The CUNY SEEK initiative, standing for Search for Education, Elevation [orig. Enlightenment], and Knowledge, is a City University of New York scholarship program for four-year colleges. Championed by New York State Assembly members Shirley Chisholm and Percy Sutton who led a 1966 "midnight march" in the state capital, it was incorporated into a larger CUNY spending bill that year. SEEK was conceived at the time as a policy of racial inclusion to promote greater participation of disadvantaged students from New York City high schools predominantly of African American and Puerto Rican backgrounds.

Its current full title is the Percy Ellis Sutton Search for Education, Elevation, and Knowledge (SEEK) Program, aligned with the 'College Discovery (CD) Program' for CUNY's community colleges, along with other state efforts such as the Higher Education Opportunity Program.

==Legislation==

SEEK's legal foundations came from New York State Assembly members Shirley Chisholm and Percy Sutton (the eventual program namesake), who led a 1966 "midnight walk" or "midnight march" in Albany to the Dewitt Clinton Hotel room of Speaker Anthony J. Travia. During the 176th New York State Legislature, Travia had become dependent on minority legislators for his leadership amid the reapportionment revolution, and they established the New York State Black and Puerto Rican Legislative Caucus at that late-night meeting with the funding of SEEK as their initial legislative demand, that they had earlier worked out as an amendment at the Harlem office of the New York Amsterdam News.

It was attached as a condition for passing the much larger City University Supplemental Aid and Construction Act that had first been proposed in the New York State Senate chamber by Manfred Ohrenstein. Buffalo-based Arthur Eve joined Chisolm and Sutton as sponsors of the legislation. SEEK is historically seen as an early affirmative action program, but without being based on explicit racial criteria. Instead it was in support of students from high schools in "poverty areas" as to be determined by the city's Anti-Poverty Operations Board, often equated with "ghetto schools" at the time. The first year's cohort was just 113 students, and funds flowed through the New York City Comptroller.

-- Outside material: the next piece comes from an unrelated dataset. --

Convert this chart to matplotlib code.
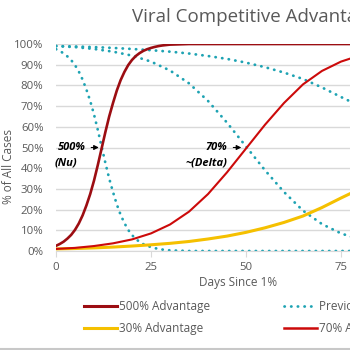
import matplotlib

matplotlib.use("Agg")
import matplotlib.pyplot as plt
from matplotlib.lines import Line2D

plt.rcParams["font.family"] = ["Open Sans", "DejaVu Sans"]

# Days since the new variant reached 1% of cases
days_nu = [0, 1, 2, 3, 4, 5, 6, 7, 8, 9, 10, 11, 12, 13, 14, 15, 16, 17, 18, 19,
           20, 21, 22, 23, 24, 25, 26, 27, 28, 29, 30, 35, 40, 50, 60, 70, 80, 90, 100]
nu_500 = [2.5, 3.4, 4.5, 6.0, 7.8, 10.2, 13.3, 17.2, 22.0, 27.5, 34.0, 41.5, 49.5, 57.5,
          65.0, 71.5, 77.5, 82.5, 86.5, 89.8, 92.3, 94.2, 95.6, 96.7, 97.5, 98.1, 98.6,
          99.0, 99.3, 99.5, 99.7, 100, 100, 100, 100, 100, 100, 100, 100]
prev_nu = [97.5, 96.6, 95.5, 94.0, 92.2, 89.8, 86.7, 82.8, 78.0, 72.5, 66.0, 58.5, 50.5,
           42.5, 35.0, 28.5, 22.5, 17.5, 13.5, 10.2, 7.7, 5.8, 4.4, 3.3, 2.5, 1.9, 1.4,
           1.0, 0.7, 0.5, 0.3, 0, 0, 0, 0, 0, 0, 0, 0]

days = [0, 5, 10, 15, 20, 25, 30, 35, 40, 45, 50, 55, 60, 65, 70, 75, 80, 85, 90, 95, 100]
delta_70 = [1.0, 1.5, 2.4, 3.7, 5.6, 8.5, 12.8, 19.0, 27.5, 38.0, 49.5, 61.0, 71.5,
            80.5, 87.0, 91.5, 94.5, 96.4, 97.7, 98.5, 99.0]
prev_delta = [99.0, 98.5, 97.6, 96.3, 94.4, 91.5, 87.2, 81.0, 72.5, 62.0, 50.5, 39.0,
              28.5, 19.5, 13.0, 8.5, 5.5, 3.6, 2.3, 1.5, 1.0]
adv_30 = [1.0, 1.2, 1.5, 1.9, 2.4, 3.0, 3.7, 4.6, 5.8, 7.2, 9.0, 11.2, 13.8, 16.9,
          21.0, 25.6, 30.0, 35.5, 41.5, 47.5, 53.5]
prev_30 = [99.0, 98.8, 98.5, 98.1, 97.6, 97.0, 96.3, 95.4, 94.2, 92.8, 91.0, 88.8,
           86.2, 83.1, 79.0, 74.4, 70.0, 64.5, 58.5, 52.5, 46.5]

y_ticks = [0, 10, 20, 30, 40, 50, 60, 70, 80, 90, 100]
x_ticks = [0, 25, 50, 75]

DARK_RED = "#9c0d12"
RED = "#cc0a0a"
GOLD = "#f5c000"
TEAL = "#1ea3b3"
GREY = "#595959"

W, H = 350, 350
fig = plt.figure(figsize=(W / 100, H / 100), dpi=100)
# plot area runs past the right edge: the reference is a cropped chart
ax = fig.add_axes([56 / W, 1 - 251 / H, 380 / W, 207 / H])

dot = dict(color=TEAL, lw=2.0, linestyle=(0, (0.1, 2.3)), dash_capstyle="round")
ax.plot(days, prev_30, **dot)
ax.plot(days, prev_delta, **dot)
ax.plot(days_nu, prev_nu, **dot)
ax.plot(days, adv_30, color=GOLD, lw=2.2)
ax.plot(days, delta_70, color=RED, lw=1.5)
ax.plot(days_nu, nu_500, color=DARK_RED, lw=1.9)

ax.set_xlim(0, 100)
ax.set_ylim(0, 100)
ax.set_yticks(y_ticks)
ax.set_yticklabels([f"{v}%" for v in y_ticks])
ax.set_xticks(x_ticks)
ax.grid(axis="y", color="#d9d9d9", lw=1.0)
ax.set_axisbelow(True)
for s in ["left", "right", "top"]:
    ax.spines[s].set_visible(False)
ax.spines["bottom"].set_color("#d9d9d9")
ax.tick_params(axis="y", length=0, pad=9, labelsize=8.2, labelcolor=GREY)
ax.tick_params(axis="x", length=4, color="#d9d9d9", pad=4, labelsize=8.2, labelcolor=GREY)

ax.set_xlabel("Days Since 1%", fontsize=8.5, color=GREY)
ax.xaxis.set_label_coords((238 - 56) / 380, -(276 - 251) / 207)
ax.set_ylabel("% of All Cases", fontsize=8.5, color=GREY)
ax.yaxis.set_label_coords(-(56 - 15) / 380, (251 - 167) / 207)

arrow = dict(arrowstyle="-|>", color="black", lw=0.8, mutation_scale=7)
ax.annotate("500%", xy=(12, 50), xytext=(7.8, 50), ha="right", va="center",
            fontsize=8, fontweight="bold", fontstyle="italic", arrowprops=arrow)
ax.text(-0.4, 42.5, "(Nu)", ha="left", va="center",
        fontsize=8, fontweight="bold", fontstyle="italic")
ax.annotate("70%", xy=(49.5, 50), xytext=(45.2, 50), ha="right", va="center",
            fontsize=8, fontweight="bold", fontstyle="italic", arrowprops=arrow)
ax.text(45.2, 42.5, "~(Delta)", ha="right", va="center",
        fontsize=8, fontweight="bold", fontstyle="italic")

fig.text(132 / W, 1 - 17 / H, "Viral Competitive Advantage", ha="left", va="center",
         fontsize=13.5, color=GREY)

handles = [
    Line2D([], [], color=DARK_RED, lw=2.2),
    Line2D([], [], color=GOLD, lw=2.2),
    Line2D([], [], **dot),
    Line2D([], [], color=RED, lw=1.8),
]
labels = ["500% Advantage", "30% Advantage", "Previous Variant", "70% Advantage"]
fig.legend(handles, labels, ncol=2, loc="upper left", bbox_to_anchor=(84 / W, 1 - 300 / H),
           frameon=False, fontsize=8.5, labelcolor=GREY, handlelength=2.8,
           handletextpad=0.2, columnspacing=6.2, labelspacing=0.75, borderpad=0,
           borderaxespad=0)

fig.add_artist(Line2D([0, 1], [1.5 / H, 1.5 / H], color="#c8c8c8", lw=1.5,
                      transform=fig.transFigure))

fig.savefig("out.png", dpi=100)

SEEK, with its original stated goal "To advance the cause of equality of educational opportunity", developed in the wake of the federal Civil Rights Act of 1964 and the Higher Education Act of 1965. The 'College Discovery (CD) Program' for community colleges had also emerged the year previous, and SEEK itself served as a model for the Higher Education Opportunity Program for private colleges and the Educational Opportunity Program (EOP) for SUNY, both sponsored by and subsequently named after Eve. Chisholm often spoke of SEEK as being her proudest achievement as a state legislator. New York was one of the first of 14 states to implement college access programs of this type over the next two years. SEEK has also been acknowledged by Congress as an influence on the Federal TRIO Programs.

After Sutton's death at the end on 2009, Assembly member Keith L. T. Wright (at the urging of a retired Eve) sponsored a bill renaming the program after him, which passed into law in July 2010 during the 198th New York State Legislature.

== Implementation ==

Pamphlet of Queens College SEEK Program, ca. 1976

Originating in September 1965 as a Rockefeller-funded City College's Pre-Baccalaureate (Pre-Bac) program, it expanded throughout the CUNY system as Operation SEEK after the state legislation was passed the following year.

Mina P. Shaughnessy led SEEK in its formative years starting in 1967 and there developed the concept of basic writing. It was still a relatively small program concentrated at City College, with participating students there protesting for improvements to the program in 1969. It was subsequently grown in size after 1970 in support of the open admissions policy, which SEEK itself helped to pave the way for. The program suffered with the fiscal crisis of 1975 and the end of free tuition policy, as well as changes in testing systems that followed.